--- WHAT YOU HAVE TO DO ---
Beginning with the opening line of the entries, return every line through the one containing "x = list(range(len(week_labels)))", both included, and nothing else. Omit pictures.

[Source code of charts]
** BEGIN **
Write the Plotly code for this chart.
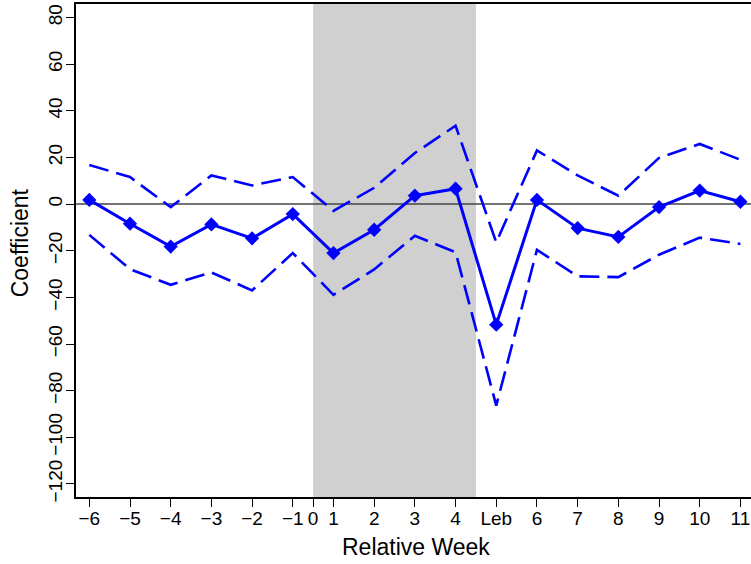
import plotly.graph_objects as go

# ---- data ----
week_labels = ["\u22126", "\u22125", "\u22124", "\u22123", "\u22122", "\u22121",
               "1", "2", "3", "4", "Leb", "6", "7", "8", "9", "10", "11"]
coef = [1.8, -8.4, -18.2, -8.7, -14.7, -4.3, -21.0, -11.0, 3.6, 6.6,
        -51.7, 1.8, -10.3, -14.1, -1.3, 5.8, 1.0]
upper = [16.8, 11.6, -1.3, 12.3, 8.0, 11.6, -2.9, 7.0, 21.9, 33.6,
         -16.4, 23.0, 12.3, 3.6, 19.8, 25.8, 19.0]
lower = [-13.2, -27.9, -34.6, -29.3, -37.0, -21.0, -38.9, -28.0, -13.6, -20.6,
         -86.4, -19.6, -31.0, -31.3, -21.7, -14.4, -17.1]
zero_tick_label = "0"
zero_tick_pos = 5.5          # between week -1 and week 1
shade_start, shade_end = 5.5, 9.5
y_ticks = [-120, -100, -80, -60, -40, -20, 0, 20, 40, 60, 80]

x = list(range(len(week_labels)))

BLUE = "#0000FF"
FONT = "Liberation Sans, Arial, Helvetica, sans-serif"

fig = go.Figure()
fig.add_trace(go.Scatter(x=x, y=upper, mode="lines",
                         line=dict(color=BLUE, width=2.6, dash="20px,8px"),
                         hoverinfo="skip", showlegend=False))
fig.add_trace(go.Scatter(x=x, y=lower, mode="lines",
                         line=dict(color=BLUE, width=2.6, dash="20px,8px"),
                         hoverinfo="skip", showlegend=False))
fig.add_trace(go.Scatter(x=x, y=coef, mode="lines+markers",
                         line=dict(color=BLUE, width=3),
                         marker=dict(symbol="diamond", size=11, color=BLUE),
                         showlegend=False))

# shaded period and zero line
fig.add_shape(type="rect", xref="x", yref="paper", x0=shade_start, x1=shade_end,
              y0=0, y1=1, fillcolor="#D0D0D0", line=dict(width=0), layer="below")
fig.add_shape(type="line", xref="paper", yref="y", x0=0, x1=1, y0=0, y1=0,
              line=dict(color="#444444", width=1.5), layer="below")

tickvals = x[:6] + [zero_tick_pos] + x[6:]
ticktext = week_labels[:6] + [zero_tick_label] + week_labels[6:]

fig.update_layout(
    width=751, height=564,
    margin=dict(l=76, r=0, t=4, b=67),
    paper_bgcolor="white", plot_bgcolor="white",
    font=dict(family=FONT, color="black", size=19),
    xaxis=dict(range=[-0.327, 16.26], tickvals=tickvals, ticktext=ticktext,
               showgrid=False, zeroline=False, showline=True, mirror=True,
               linecolor="black", linewidth=1.5, ticks="outside", ticklen=8,
               tickwidth=1.3, tickcolor="black", tickangle=0,
               ticklabelstandoff=-5,
               tickfont=dict(size=19, family=FONT, color="black")),
    yaxis=dict(range=[-125.6, 85.8], tickvals=y_ticks,
               ticktext=[str(v).replace("-", "\u2212") for v in y_ticks],
               showgrid=False, zeroline=False, showline=True,
               linecolor="black", linewidth=1.5, ticks="outside", ticklen=8,
               tickwidth=1.3, tickcolor="black", tickangle=-90,
               ticklabelstandoff=-3,
               tickfont=dict(size=19, family=FONT, color="black")),
    annotations=[
        dict(text="Relative Week", xref="paper", yref="paper", x=0.503, y=-0.1008,
             xanchor="center", yanchor="middle", showarrow=False,
             font=dict(size=23, family=FONT, color="black")),
        dict(text="Coefficient", xref="paper", yref="paper", x=-0.083, y=0.5166,
             xanchor="center", yanchor="middle", textangle=-90, showarrow=False,
             font=dict(size=23, family=FONT, color="black")),
    ],
)

fig.write_html("out.html")
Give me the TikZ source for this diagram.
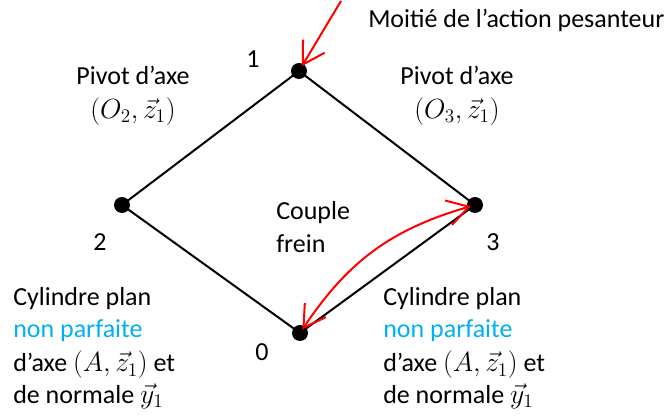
** END **
--- WORKED ANSWER ---
Write the Plotly code for this chart.
import plotly.graph_objects as go

# ---- data ----
week_labels = ["\u22126", "\u22125", "\u22124", "\u22123", "\u22122", "\u22121",
               "1", "2", "3", "4", "Leb", "6", "7", "8", "9", "10", "11"]
coef = [1.8, -8.4, -18.2, -8.7, -14.7, -4.3, -21.0, -11.0, 3.6, 6.6,
        -51.7, 1.8, -10.3, -14.1, -1.3, 5.8, 1.0]
upper = [16.8, 11.6, -1.3, 12.3, 8.0, 11.6, -2.9, 7.0, 21.9, 33.6,
         -16.4, 23.0, 12.3, 3.6, 19.8, 25.8, 19.0]
lower = [-13.2, -27.9, -34.6, -29.3, -37.0, -21.0, -38.9, -28.0, -13.6, -20.6,
         -86.4, -19.6, -31.0, -31.3, -21.7, -14.4, -17.1]
zero_tick_label = "0"
zero_tick_pos = 5.5          # between week -1 and week 1
shade_start, shade_end = 5.5, 9.5
y_ticks = [-120, -100, -80, -60, -40, -20, 0, 20, 40, 60, 80]

x = list(range(len(week_labels)))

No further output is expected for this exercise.